It’s not always a perfect experience. The text in Civ V, for instance, is miniscule even on my fairly large TV. Baldur’s Gate asked me to name a character and then I realized I had no keyboard—although the software keyboard in the Steam overlay will work in a pinch. But those are kinks that can be worked out in the future as developers (potentially) learn to keep the living room in mind even for PC games. Growing pains.
And it’s changed the way I think about entire genres. The point-and-click adventure, for instance. It’s such a story-heavy genre, such a low-key and relaxed and minimally-interactive genre—it’s perfect for couches, for sharing with other people in the room who might not play a lot of games but are interested in watching. PC gaming has always been more of a solitary pursuit when compared to console gaming, but not necessarily any longer.

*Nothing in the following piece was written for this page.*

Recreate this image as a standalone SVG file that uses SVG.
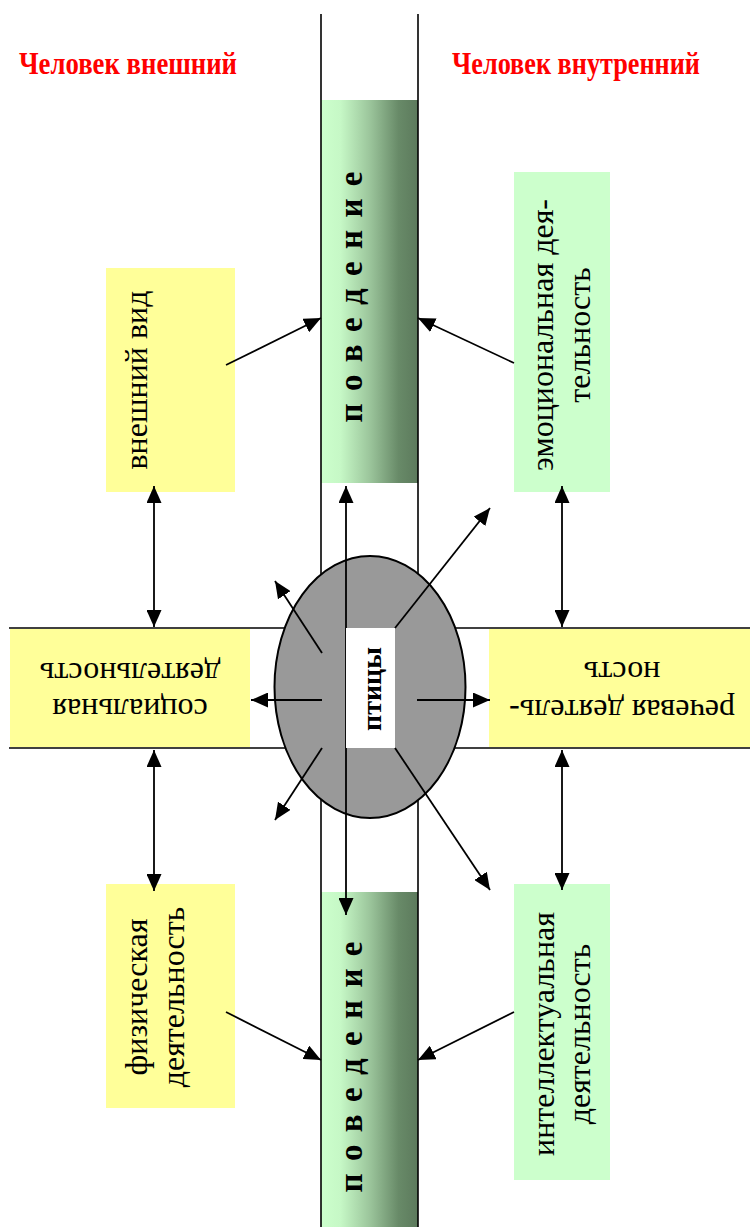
<svg xmlns="http://www.w3.org/2000/svg" width="750" height="1227" viewBox="0 0 750 1227">
<defs>
<linearGradient id="barGrad" x1="0" y1="0" x2="1" y2="0">
<stop offset="0" stop-color="#ccffcc"/>
<stop offset="0.2" stop-color="#c6f8c6"/>
<stop offset="0.5" stop-color="#9cc69c"/>
<stop offset="0.8" stop-color="#688a68"/>
<stop offset="1" stop-color="#5c7a5c"/>
</linearGradient>
<marker id="ah" viewBox="0 0 17 15" refX="17" refY="7.5" markerWidth="17" markerHeight="15" markerUnits="userSpaceOnUse" orient="auto-start-reverse">
<path d="M0,0 L17,7.5 L0,15 Z" fill="#000"/>
</marker>
</defs>
<style>
.ln{stroke:#000;stroke-width:1.6;fill:none}
.ar{stroke:#000;stroke-width:1.8;fill:none;marker-end:url(#ah)}
.ar2{stroke:#000;stroke-width:1.8;fill:none;marker-start:url(#ah);marker-end:url(#ah)}
.title{font-family:"Liberation Serif","DejaVu Serif",serif;font-weight:bold;font-size:31px;fill:#ff0000}
.lbl{font-family:"Liberation Serif","DejaVu Serif",serif;font-size:32px;fill:#000}
.bar{font-family:"Liberation Serif","DejaVu Serif",serif;font-weight:bold;font-size:33px;fill:#000}
.yel{fill:#ffff99}
.grn{fill:#ccffcc}
</style>
<rect width="750" height="1227" fill="#fff"/>

<g id="title-outer"><text class="title" x="19" y="74" textLength="218" lengthAdjust="spacingAndGlyphs">Человек внешний</text></g>
<g id="title-inner"><text class="title" x="452" y="74" textLength="248" lengthAdjust="spacingAndGlyphs">Человек внутренний</text></g>

<g id="behavior-top">
<rect x="321" y="100" width="97" height="383" fill="url(#barGrad)"/>
<text class="bar" transform="translate(362,297) rotate(-90)" text-anchor="middle" textLength="251" lengthAdjust="spacing">п о в е д е н и е</text>
</g>
<g id="behavior-bottom">
<rect x="321" y="892" width="97" height="335" fill="url(#barGrad)"/>
<text class="bar" transform="translate(362,1067) rotate(-90)" text-anchor="middle" textLength="251" lengthAdjust="spacing">п о в е д е н и е</text>
</g>

<g id="guides">
<line class="ln" x1="321" y1="14" x2="321" y2="1227"/>
<line class="ln" x1="418" y1="14" x2="418" y2="1227"/>
<line class="ln" x1="9" y1="628" x2="750" y2="628"/>
<line class="ln" x1="9" y1="748" x2="750" y2="748"/>
</g>

<g id="appearance">
<rect class="yel" x="106" y="268" width="129" height="224"/>
<text class="lbl" transform="translate(147,380) rotate(-90)" text-anchor="middle">внешний вид</text>
</g>
<g id="emotional">
<rect class="grn" x="514" y="172" width="96" height="320"/>
<text class="lbl" transform="translate(553,335) rotate(-90)" text-anchor="middle">эмоциональная дея-</text>
<text class="lbl" transform="translate(590,335) rotate(-90)" text-anchor="middle">тельность</text>
</g>
<g id="physical">
<rect class="yel" x="106" y="884" width="129" height="224"/>
<text class="lbl" transform="translate(147,997) rotate(-90)" text-anchor="middle">физическая</text>
<text class="lbl" transform="translate(184,997) rotate(-90)" text-anchor="middle">деятельность</text>
</g>
<g id="intellectual">
<rect class="grn" x="514" y="884" width="96" height="296"/>
<text class="lbl" transform="translate(554,1034) rotate(-90)" text-anchor="middle">интеллектуальная</text>
<text class="lbl" transform="translate(590,1034) rotate(-90)" text-anchor="middle">деятельность</text>
</g>
<g id="social">
<rect class="yel" x="10" y="629" width="240" height="118"/>
<g transform="rotate(180 130 688)">
<text class="lbl" x="130" y="677" text-anchor="middle">социальная</text>
<text class="lbl" x="130" y="713" text-anchor="middle">деятельность</text>
</g>
</g>
<g id="speech">
<rect class="yel" x="489" y="629" width="261" height="118"/>
<g transform="rotate(180 622 688)">
<text class="lbl" x="622" y="676" text-anchor="middle">речевая деятель-</text>
<text class="lbl" x="622" y="714" text-anchor="middle">ность</text>
</g>
</g>

<g id="birds-ellipse">
<ellipse cx="370" cy="687" rx="95.5" ry="131" fill="#999999" stroke="#000" stroke-width="2"/>
</g>

<g id="connectors">
<line class="ar2" x1="154" y1="486" x2="154" y2="627"/>
<line class="ar2" x1="154" y1="750" x2="154" y2="891"/>
<line class="ar2" x1="562" y1="486" x2="562" y2="627"/>
<line class="ar2" x1="562" y1="750" x2="562" y2="890"/>
<line class="ar" x1="226" y1="365" x2="321" y2="318"/>
<line class="ar" x1="514" y1="363" x2="418" y2="318"/>
<line class="ar" x1="226" y1="1012" x2="321" y2="1060"/>
<line class="ar" x1="514" y1="1012" x2="418" y2="1060"/>
<line class="ar2" x1="346" y1="486" x2="346" y2="915"/>
<line class="ar" x1="322" y1="653" x2="275" y2="581"/>
<line class="ar" x1="322" y1="700" x2="251" y2="700"/>
<line class="ar" x1="322" y1="748" x2="275" y2="820"/>
<line class="ar" x1="395" y1="628" x2="490" y2="508"/>
<line class="ar" x1="417" y1="700" x2="490" y2="700"/>
<line class="ar" x1="395" y1="748" x2="490" y2="890"/>
</g>

<g id="birds">
<rect x="346" y="628" width="49" height="120" fill="#fff"/>
<text class="bar" transform="translate(381,689) rotate(-90)" text-anchor="middle" style="font-size:28px">птицы</text>
</g>
</svg>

Will it replace your keyboard and mouse? Of course not. Will it replace your PC’s Xbox/PC controller? Eh, for some people maybe. Others, not.

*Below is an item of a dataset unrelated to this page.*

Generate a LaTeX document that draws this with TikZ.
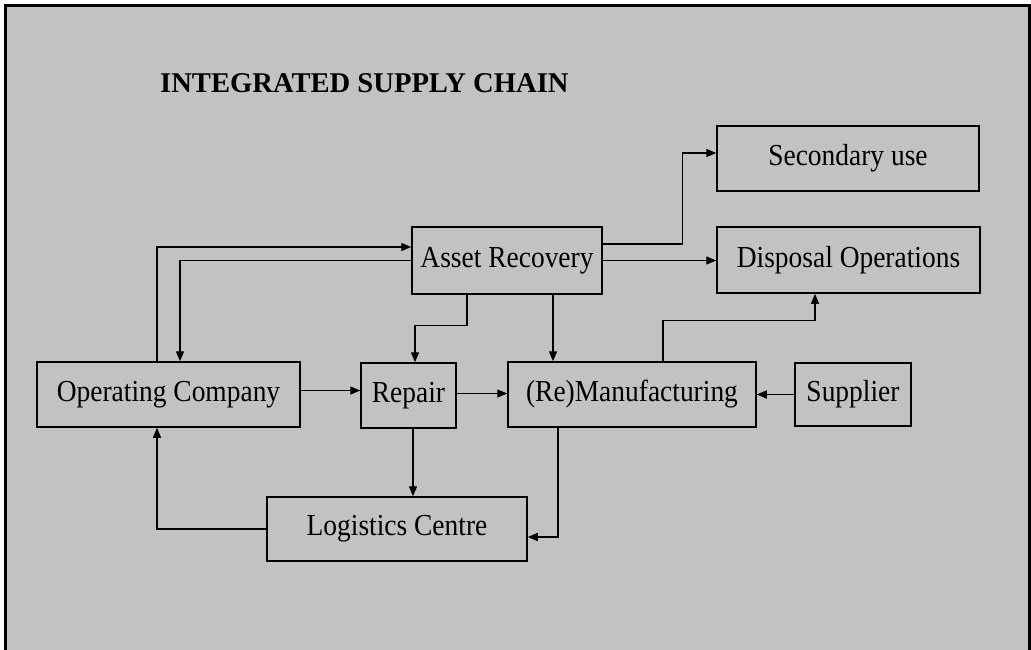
\documentclass[tikz,border=0pt]{standalone}
\usepackage{fontspec}
\setmainfont{Liberation Serif}
\newfontfamily\boxfont{Liberation Serif}[FakeStretch=0.9]
\usetikzlibrary{arrows.meta,calc}
\definecolor{bg}{gray}{0.76}
\tikzset{
  box/.style={draw=black, line width=1.5pt, fill=bg, inner sep=0pt, anchor=center,
    font=\boxfont\fontsize{30.5}{33}\selectfont},
  arr/.style={draw=black, line width=1.4pt, -{Triangle[length=10pt,width=8pt]}},
}
\begin{document}
\begin{tikzpicture}[x=1pt,y=-1pt]
\useasboundingbox (0,0) rectangle (1031,649);
\fill[bg] (5,5) rectangle (1029,652);
\draw[line width=3pt] (5,652) -- (5,5) -- (1029,5) -- (1029,652);
\node[anchor=west, inner sep=0pt, font=\fontsize{28.6}{31}\selectfont\bfseries] (title) at (160,83) {INTEGRATED SUPPLY CHAIN};
\node[box, minimum width=262pt, minimum height=65pt] (sec) at (848,158.5) {Secondary use};
\node[box, minimum width=263pt, minimum height=66pt] (disp) at (848.5,260) {Disposal Operations};
\node[box, minimum width=190pt, minimum height=67pt] (ar) at (507,260.5) {Asset Recovery};
\node[box, minimum width=263pt, minimum height=65pt] (oc) at (168.5,394.5) {Operating Company};
\node[box, minimum width=95pt, minimum height=65pt] (rep) at (408.5,395.5) {Repair};
\node[box, minimum width=248pt, minimum height=65pt] (rem) at (632,394.5) {(Re)Manufacturing};
\node[box, minimum width=116pt, minimum height=63pt] (sup) at (853,394.5) {Supplier};
\node[box, minimum width=260pt, minimum height=64pt] (log) at (397,529) {Logistics Centre};
% connectors
\draw[arr] ([xshift=-11.5pt]oc.north) |- ([yshift=13.5pt]ar.west);
\draw[arr] (ar.west) -| ([xshift=11.5pt]oc.north);
\draw[arr] ([xshift=-40pt]ar.south) -- ++(0,31) -| ([xshift=6.5pt]rep.north);
\draw[arr] ([xshift=46pt]ar.south) -- ([xshift=46pt]ar.south |- rem.north);
\draw[arr] ([yshift=16.5pt]ar.east) -- ++(80,0) |- ([yshift=5.5pt]sec.west);
\draw[arr] (ar.east) -- (ar.east -| disp.west);
\draw[arr] ([xshift=31pt]rem.north) -- ++(0,-41) -| ([xshift=-33.5pt]disp.south);
\draw[arr] (sup.west) -- (sup.west -| rem.east);
\draw[arr] ([yshift=4pt]oc.east) -- ([yshift=4pt]oc.east -| rep.west);
\draw[arr] ([yshift=2pt]rep.east) -- ([yshift=2pt]rep.east -| rem.west);
\draw[arr] ([xshift=4.5pt]rep.south) -- ([xshift=4.5pt]rep.south |- log.north);
\draw[arr] ([xshift=-74pt]rem.south) |- ([yshift=-8pt]log.east);
\draw[arr] (log.west) -| ([xshift=-11.5pt]oc.south);
\end{tikzpicture}
\end{document}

It’s carved out a niche, though—one I plan to take advantage of. This week’s been revelatory in terms of the types of experiences I play in the living room, and that’s where the Steam Controller’s strength lies for me.
The hard part is, of course, getting used to the damn thing. I started out playing games the way I’ve seen my parents, for instance, playing games—moving, then turning the camera, then moving again. As I said it took me maybe three days to get comfortable. It may take you more or less time.
It’s a weird contraption. That single analog stick, the huge haptic pads, the batteries (two AAs) which slot into the grips—this is an unconventional beast. And it’s big, too. It took me a while to figure out how to hold the thing comfortably, as the weight and balance are at odds with any other controller I’ve used.